In religion, however, we are, apparently, for the most part afraid to permit in ourselves this development from tolerance into bigotry. The very same man who is a healthy bigot, on sex-relationship, politics, economics, and what not else, imagines that in religion he is bound, if he would be in accord with the Zeitgeist, to be tolerant of all kinds and shades of religious belief or disbelief. Of course, part of this attitude is due to the impression, not now so prevalent as once it was, that certain truth is truth demonstrable physically, and that religion, which is incapable of such demonstration, is a thing in which uncertainty is inevitable. (Of course such an assumption is quite unscientific.) The main reason for it, however, is the unthinking or superficially thinking assumption that mankind has developed religiously from intolerance into tolerance, and that tolerance, complete, unquestioned, is the highest point yet reached in the development of religion. Students of the history of religion know that this is not so. They know that there have always been successive waves of tolerance and intolerance in religion, as in every other realm of human thought, and that religion has evolved out of tolerance into intolerance just as often, and as rightly, as the other way about. Most of us, however, know nothing of this.

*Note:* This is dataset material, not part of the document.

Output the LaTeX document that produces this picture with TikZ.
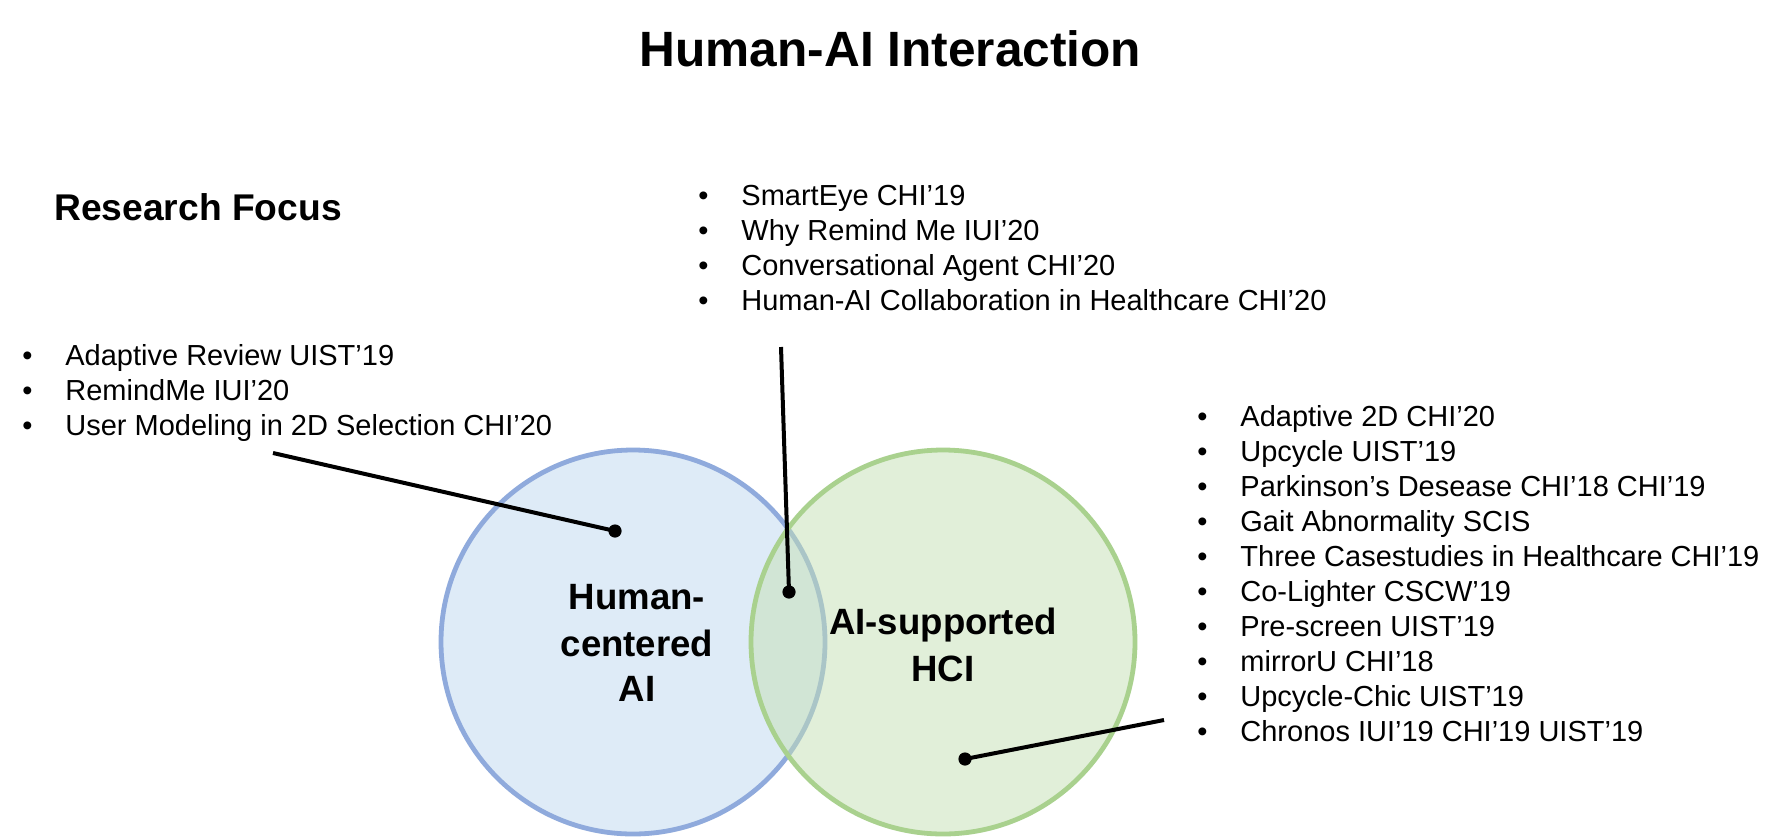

The result of this mistake of ours is that the return or progression toward constructive intolerance manifested in every other line of thought to-day is almost entirely absent from modern religious thinking.
One can see this in the very popular campaigns on foot making for what is called ’Church Unity.' Everywhere in Christendom one hears nowadays such cries as this: ‘Let us all get together. Let us forget the things which divide us, and think only of that which unites us.’ What it is that unites us, one notices, is never defined. ‘Let the Baptists and the Methodists and the Episcopalians and the Lutherans and the Roman Catholics and the Unitarians and all the others simply agree to love one another, and forget their differences.' We see many sorts of ministers, in their desire to promote what they believe to be the unity desired by their Master, Christ, exchanging pulpits with one another and passing genial compliments about one another’s superlative worth. There is a tremendous deal of good feeling and every one is very happy; and behold, the millennial unity of all men, for which Christ prayed on the night of his betrayal, is at hand!
Is it? If this was the sort of thing Christ wanted, why did He not practice this modern, tolerant method when He was on earth? Why did He not seek to conciliate, on a basis of mutual toleration, the Sadducees and Pharisees, for instance, instead of denouncing them both for differing from his own conception of religion? Why did He preach things so definite as to alienate most of the people whom He came to earth to save? Why did He die? Apparently it was because He uttered such definite and positive teaching as to force, by his very intolerance, the reflex intolerance of those opposed to that teaching. It is apparent to anyone who reads the Gospels, that Christ stood for definiteness in religion, that He himself died rather than tolerate the religious ideas of most of his contemporaries, and that He earnestly urged his followers to imitate the steadfastness of his example. He prayed, it is true, that all the world might become united; but He must have meant united on the positive and definite platform on which He himself stood. Any other interpretation would stultify, not merely his words, but his whole life.
One hears constantly that people are not interested to-day in systems of religion which are not all-inclusive, which are in any way divisive. If that be true, it is a sad period for religion or for thought in general, that lies before us. To prohibit men from attempting to lift themselves up toward the realities of eternity, to compel them to abandon the mighty gropings which have ever characterized the seers, — intolerant because they were seers and not politicians, — and to substitute for these a unified ‘religion’ consisting of platitudes about being good to one’s grandmother and similar banalities, — to do this would be a dire calamity to the generation and to the race. Ah, no; better the bitter intolerance of those who believe too much and too strongly than the easy complaisance of those who believe too little and hold that little too lightly. Better the Inquisition and the rack than the drugging of those who else might seek for God. Better that we live and die slaves to a half-truth, or a millionth-truth, than that we refuse to look for truth at all. Better even that in religion a man should live and die believing with all his soul in a lie, than that he should merely exist, believing in nothing.